We find the master acted within his discretion to limit the proposed amendment in this manner. The Beanes waited almost three years before they made any motion to amend their answer. Trial courts have wide discretion to grant or deny motions to amend, particularly after such a significant delay. See Hale v. Finn, 388 S.C. 79, 87–88, 694 S.E.2d 51, 56 (Ct.App.2010) (“Courts have wide latitude in amending pleadings and, ․ the matter of allowing amendments is left to the sound discretion of the trial judge.”). Because the master's order limited the amendment of the Beanes' answer to assert a claim for setoff, the trial court erred in not granting JNOV to limit the amount the Beanes could recover on their setoff claim to the amount due under the note.
The trial court's decision not to grant a new trial amounts to an abuse of discretion. Accordingly we reverse that decision, vacate the judgment entered, and remand for a new trial in which the Beanes' claims for negligent mismanagement of the securities account will be limited to a setoff from the amount due on the loan.
I dissent with the majority because I believe due to this case's exceptional circumstances, it can be resolved by reforming the jury's verdict.
“A trial court is vested with very limited power to correct a jury verdict which is defective in form, but which in substance clearly and definitively expresses the jury's intentions.” Vinson v. Hartley, 324 S.C. 389, 406, 477 S.E.2d 715, 724 (Ct.App.1996). “However, the trial court can correct, reform, or remold such a verdict so as to express the jury's clear and definitely manifested intention.” Id. “The correction of a jury verdict may be appropriate in those exceptional situations where it is clear there has been a mere ministerial error in reporting the verdict.” Id.; see 75B Am.Jur.2d Trial § 1612 (2007).
“A trial court may amend a verdict in matters of form, but not of substance.” Vinson, 324 S.C. at 406, 477 S.E.2d at 724. “A change of substance is a change affecting the jury's underlying decision, but a change in form is one which merely corrects a technical error made by the jury.” Id. “The judge cannot, under the guise of amending the verdict, invade the province of the jury or substitute his verdict for theirs.” Id.
In Carolina State Hwy. Dep't v. Miller, 237 S.C. 386, 394–95, 117 S.E.2d 561, 565 (1960), our supreme court addressed amendment of a verdict by the trial court:
After the amendment the verdict must be not merely what the judge thinks it ought to have been, but what the jury intended it to be. Their actual intent, and not his notion of what they ought to have intended, is the thing to be expressed and worked out by the amendment.
“ ‘The law rather forbids this [c]ourt assuming to take upon itself the powers, duties, rights, and privileges of a jury.’ “ Vinson, 324 S.C. at 407, 477 S.E.2d at 724 (quoting Anderson v.. Aetna Cas. & Sur. Co., 175 S.C. 254, 282, 178 S.E. 819, 829–30 (1934)).
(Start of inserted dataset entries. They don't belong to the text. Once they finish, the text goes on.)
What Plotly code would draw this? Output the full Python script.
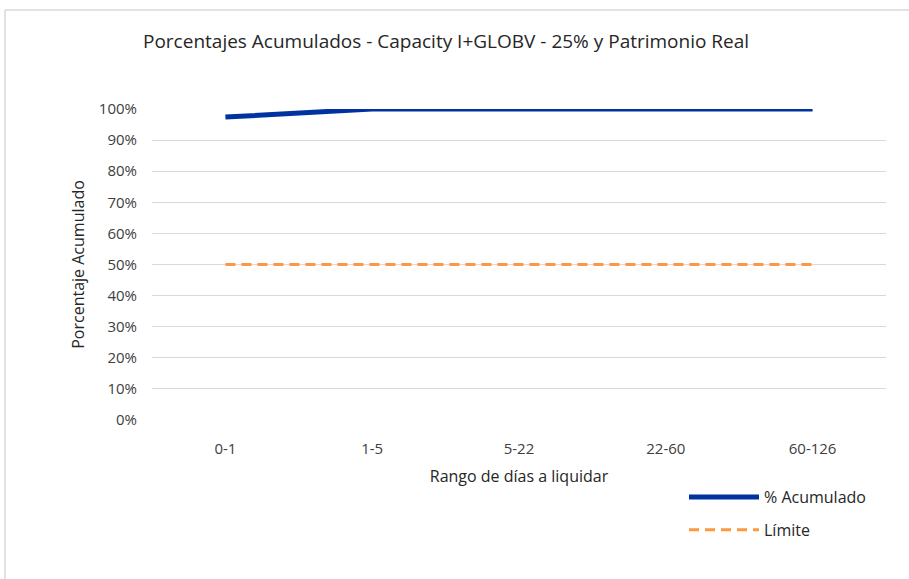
import plotly.graph_objects as go

categories = ["0-1", "1-5", "5-22", "22-60", "60-126"]
acumulado = [0.974, 1.0, 1.0, 1.0, 1.0]
limite = [0.5, 0.5, 0.5, 0.5, 0.5]
y_ticks = [i / 10 for i in range(11)]
y_tick_labels = [f"{i*10}%" for i in range(11)]

FONT = "Open Sans"
L, R, T, B = 152, 23, 109, 159
W, H = 909, 579
pw, ph = W - L - R, H - T - B

fig = go.Figure()
fig.add_trace(go.Scatter(x=categories, y=acumulado, mode="lines", name="% Acumulado",
                         legendgroup="a",
                         line=dict(color="#0033A0", width=5)))
fig.add_trace(go.Scatter(x=categories, y=limite, mode="lines", name="Límite",
                         legendgroup="b",
                         line=dict(color="#FA9A3C", width=3, dash="10px,6px")))

def px2x(p):
    return (p - L) / pw

def py2y(p):
    return (H - B - p) / ph

# outer chart border (top and left visible)
fig.add_shape(type="line", xref="paper", yref="paper", x0=px2x(5), x1=px2x(W + 5),
              y0=py2y(10), y1=py2y(10), line=dict(color="#D9D9D9", width=1.5))
fig.add_shape(type="line", xref="paper", yref="paper", x0=px2x(5), x1=px2x(5),
              y0=py2y(10), y1=py2y(H + 5), line=dict(color="#D9D9D9", width=1.5))

fig.update_layout(
    width=W, height=H,
    margin=dict(l=L, r=R, t=T, b=B),
    paper_bgcolor="white", plot_bgcolor="white",
    font=dict(family=FONT, size=15, color="#404040"),
    title=dict(text="Porcentajes Acumulados - Capacity I+GLOBV - 25% y Patrimonio Real",
               x=143 / W, xanchor="left", y=1 - 41 / H, yanchor="middle",
               font=dict(family=FONT, size=19, color="#262626")),
    showlegend=True,
    legend=dict(x=px2x(684), y=py2y(480), xanchor="left", yanchor="top",
                font=dict(family=FONT, size=16, color="#262626"),
                traceorder="grouped", itemwidth=70, tracegroupgap=9,
                bgcolor="rgba(0,0,0,0)"),
    xaxis=dict(type="category", range=[-0.5, 4.5], showgrid=False, showline=False,
               ticks="", zeroline=False, ticklabelstandoff=18,
               tickfont=dict(family=FONT, size=15, color="#404040"),
               title=dict(text="Rango de días a liquidar", standoff=13,
                          font=dict(family=FONT, size=16, color="#262626"))),
    yaxis=dict(range=[0, 1.0], tickvals=y_ticks, ticktext=y_tick_labels,
               showgrid=True, gridcolor="#D9D9D9", gridwidth=1, zeroline=False,
               showline=False, ticks="", ticklabelstandoff=14,
               tickfont=dict(family=FONT, size=15, color="#404040"),
               title=dict(text="Porcentaje Acumulado", standoff=10,
                          font=dict(family=FONT, size=16, color="#262626"))),
)
fig.update_yaxes(automargin=False)
fig.update_xaxes(automargin=False)

fig.write_html("out.html", config={"displayModeBar": False},
               post_script="document.body.style.margin='0';")
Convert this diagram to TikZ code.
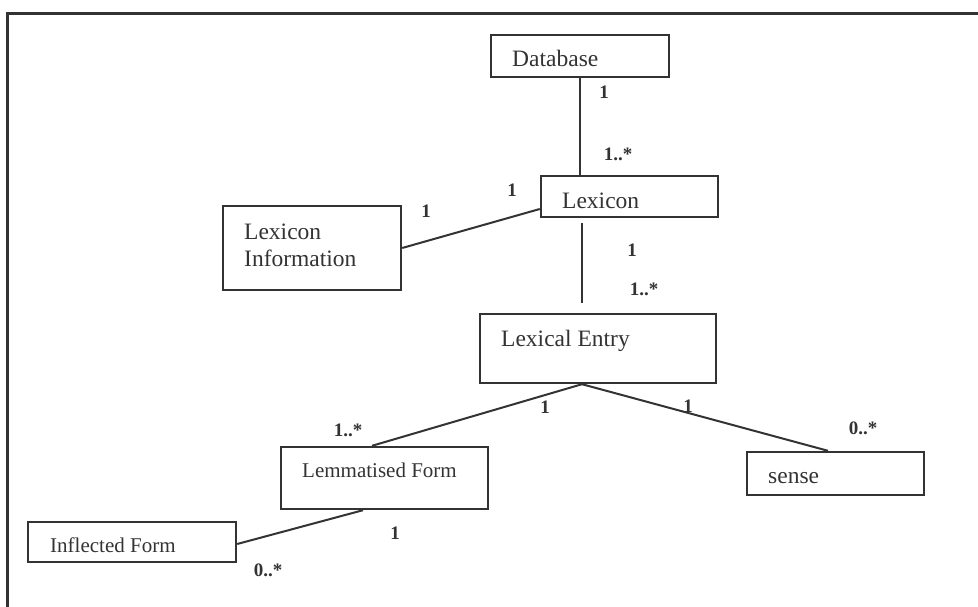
\documentclass[tikz,border=0pt]{standalone}
\usepackage{fontspec}
\setmainfont{Liberation Serif}
\usetikzlibrary{calc}
\definecolor{ink}{HTML}{333333}
\tikzset{
  box/.style={draw=ink, line width=2.4pt, rectangle, inner sep=0pt},
  assoc/.style={draw=ink, line width=2pt},
  clsname/.style={anchor=west, inner sep=0pt, text=ink, font=\fontsize{23.5}{28}\selectfont},
  clssmall/.style={anchor=west, inner sep=0pt, text=ink, font=\fontsize{21}{25}\selectfont},
  mult/.style={inner sep=0pt, text=ink, font=\fontsize{19}{22}\selectfont\bfseries}
}
\begin{document}
\begin{tikzpicture}[x=1pt,y=-1pt]
\useasboundingbox (0,0) rectangle (978,607);
% open frame: top and left edges
\draw[ink, line width=2.2pt] (7.5,607) -- (7.5,13.5) -- (978,13.5);

% class boxes
\node[box, minimum width=178pt, minimum height=42pt] (db)   at (580,56) {};
\node[box, minimum width=177pt, minimum height=41pt] (lex)  at (629.5,196.5) {};
\node[box, minimum width=178pt, minimum height=84pt] (info) at (312,248) {};
\node[box, minimum width=236pt, minimum height=69pt] (le)   at (598,348.5) {};
\node[box, minimum width=207pt, minimum height=62pt] (lem)  at (384.5,478) {};
\node[box, minimum width=177pt, minimum height=43pt] (sen)  at (835.5,473.5) {};
\node[box, minimum width=208pt, minimum height=40pt] (inf)  at (132,542) {};

% class names
\node[clsname]  (dbT)   at (512,58)  {Database};
\node[clsname]  (lexT)  at (562,201) {Lexicon};
\node[clsname, align=left, font=\fontsize{23.5}{27}\selectfont] (infoT) at (244,245) {Lexicon\\Information};
\node[clsname]  (leT)   at (501,341) {Lexical Entry};
\node[clssmall] (lemT)  at (302,470) {Lemmatised Form};
\node[clsname]  (senT)  at (768,478) {sense};
\node[clssmall] (infT)  at (50,545)  {Inflected Form};

% associations
\draw[assoc] (db.south) -- (db.south |- lex.north);
\draw[assoc] (info.east) -- ([yshift=-12.5pt]lex.west);
\draw[assoc] ($(lex.south)+(-47.5,5)$) -- ($(le.north)+(-16,-10)$);
\coordinate (apex) at ($(le.south)+(-16,0)$);
\draw[assoc] (apex) -- ($(lem.north)+(-12.5,0)$);
\draw[assoc] (apex) -- ($(sen.north)+(-7.5,0)$);
\draw[assoc] ($(lem.south)+(-21.5,0)$) -- ([yshift=-2pt]inf.east);

% multiplicities
\node[mult] (m1)  at (604,92)  {1};
\node[mult] (m2)  at (618,154) {1..*};
\node[mult] (m3)  at (512,190) {1};
\node[mult] (m4)  at (426,211) {1};
\node[mult] (m5)  at (632,250) {1};
\node[mult] (m6)  at (644,289) {1..*};
\node[mult] (m7)  at (348,430) {1..*};
\node[mult] (m8)  at (545,407) {1};
\node[mult] (m9)  at (688,406) {1};
\node[mult] (m10) at (863,428) {0..*};
\node[mult] (m11) at (395,533) {1};
\node[mult] (m12) at (268,570) {0..*};
\end{tikzpicture}
\end{document}
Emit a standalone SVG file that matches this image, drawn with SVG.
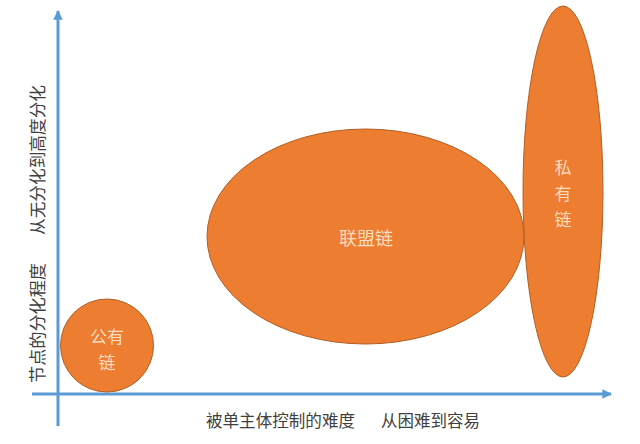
<svg xmlns="http://www.w3.org/2000/svg" width="640" height="444" viewBox="0 0 640 444">
<style>
.axis{stroke:#5b9bd5;stroke-width:3;fill:none}
.blob{fill:#ed7d31;stroke:#b05f25;stroke-width:1}
.in{font-family:"Noto Sans CJK SC","Noto Sans",sans-serif;fill:#fbdcc0;text-anchor:middle;dominant-baseline:central}
.lab{font-family:"Noto Sans CJK SC","Noto Sans",sans-serif;fill:#404040;font-size:16.5px;dominant-baseline:central}
</style>
<defs>
<marker id="arr" viewBox="0 0 10 10" refX="9" refY="5" markerWidth="3.2" markerHeight="3.2" orient="auto" markerUnits="strokeWidth">
<path d="M0,0 L10,5 L0,10 z" fill="#5b9bd5"/>
</marker>
</defs>
<rect width="640" height="444" fill="#ffffff"/>
<g id="connectors">
<line class="axis" x1="58" y1="426" x2="58" y2="11" marker-end="url(#arr)"/>
<line class="axis" x1="32" y1="394" x2="611" y2="394" marker-end="url(#arr)"/>
</g>
<g id="public">
<circle class="blob" cx="107" cy="345.5" r="46.5"/>
<text class="in" font-size="17" x="107" y="335">公有</text>
<text class="in" font-size="17" x="107" y="361">链</text>
</g>
<g id="alliance">
<ellipse class="blob" cx="365.5" cy="236.5" rx="158.5" ry="107.5"/>
<text class="in" font-size="18" x="366" y="237">联盟链</text>
</g>
<g id="private">
<ellipse class="blob" cx="563" cy="191.5" rx="40" ry="185.5"/>
<text class="in" font-size="17" x="563" y="166">私</text>
<text class="in" font-size="17" x="563" y="192">有</text>
<text class="in" font-size="17" x="563" y="218">链</text>
</g>
<g id="xlabel">
<text class="lab" x="206" y="420" textLength="149" lengthAdjust="spacingAndGlyphs">被单主体控制的难度</text>
<text class="lab" x="381" y="420" textLength="99" lengthAdjust="spacingAndGlyphs">从困难到容易</text>
</g>
<g id="ylabel" transform="translate(37,0) rotate(-90)">
<text class="lab" x="-383" y="0" font-size="17" textLength="120" lengthAdjust="spacingAndGlyphs">节点的分化程度</text>
<text class="lab" x="-235" y="0" font-size="17" textLength="150" lengthAdjust="spacingAndGlyphs">从无分化到高度分化</text>
</g>
</svg>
Here, I find the trial court erred in failing to instruct the jury on the law of setoff, as well as in allowing the jury to award damages for negligence beyond a complete setoff. I conclude the language of the master's order strictly limited the Beanes to asserting a setoff and only permitted the Beanes to allege causes of action that established their right to a setoff. See 20 Am.Jur.2d Counterclaim, Recoupment & Setoff § 7 (2005) (noting a setoff must rest on a claim enforceable in its own right). However, the trial court's errors did not obscure the jury's clear belief that the Beanes were wronged and the jury's clear intent to compensate the Beanes in an amount at least equivalent to a complete setoff of their damages.
I find the evidence presented at trial supports a verdict of a full setoff against the $224,625.37 that the Beanes owed under the note. Jack Herrmann, the Beanes' financial expert, testified the securities account underperformed by $176,121 due to Wachovia's mismanagement. Herrmann explained if Wachovia invested the Beanes' money in stocks and bonds with an average amount of risk, the securities account would have had sufficient funds to pay off the balance on the note. Herrmann also explained if Wachovia had not liquidated the Beanes' account at the bottom of the market it would have recovered some of its value and the Beanes “probably would have had enough funds ․ to pay the balance of the loan.” Furthermore, the Beanes lost the opportunity to earn interest on the amount of the account balance at liquidation and on the amount the account underperformed.
A jury deliberated and decided the specific issue that the majority sends back for a new trial. I believe it unnecessary and an inefficient administration of justice to require a new trial in which the award would be limited to a complete setoff, when simply amending the verdict to reflect a complete setoff would represent the original jury's intentions without invading the jury's province.2 Here, this court has the ability to correct an error in form. There is no change in the substance of the verdict because the jury's underlying decision remains intact. Thus, I would propose amending the verdict to its legal limit, rather than sending the issue before a new jury for a trial in which the award is limited to a complete setoff.
1. The record contains no explanation as to why pain and suffering was charged. Pain and suffering damages are recoverable for physical pain and resulting suffering caused by personal injuries. See Boan v. Blackwell, 343 S.C. 498, 501–02, 541 S.E.2d 242, 244 (2001) (“An award for pain and suffering compensates the injured person for the physical discomfort and the emotional response to the sensation of pain caused by the injury itself.”). Pain and suffering damages are not recoverable in a claim for mismanagement of a financial account.
2. I emphasize again that this is indeed an exceptional case. See Vinson, 324 S.C. at 406, 477 S.E.2d at 724. While reformation should not be done lightly, I believe case law supports it in this instance.
THOMAS, J., concurs. LOCKEMY, J., dissenting in a separate opinion.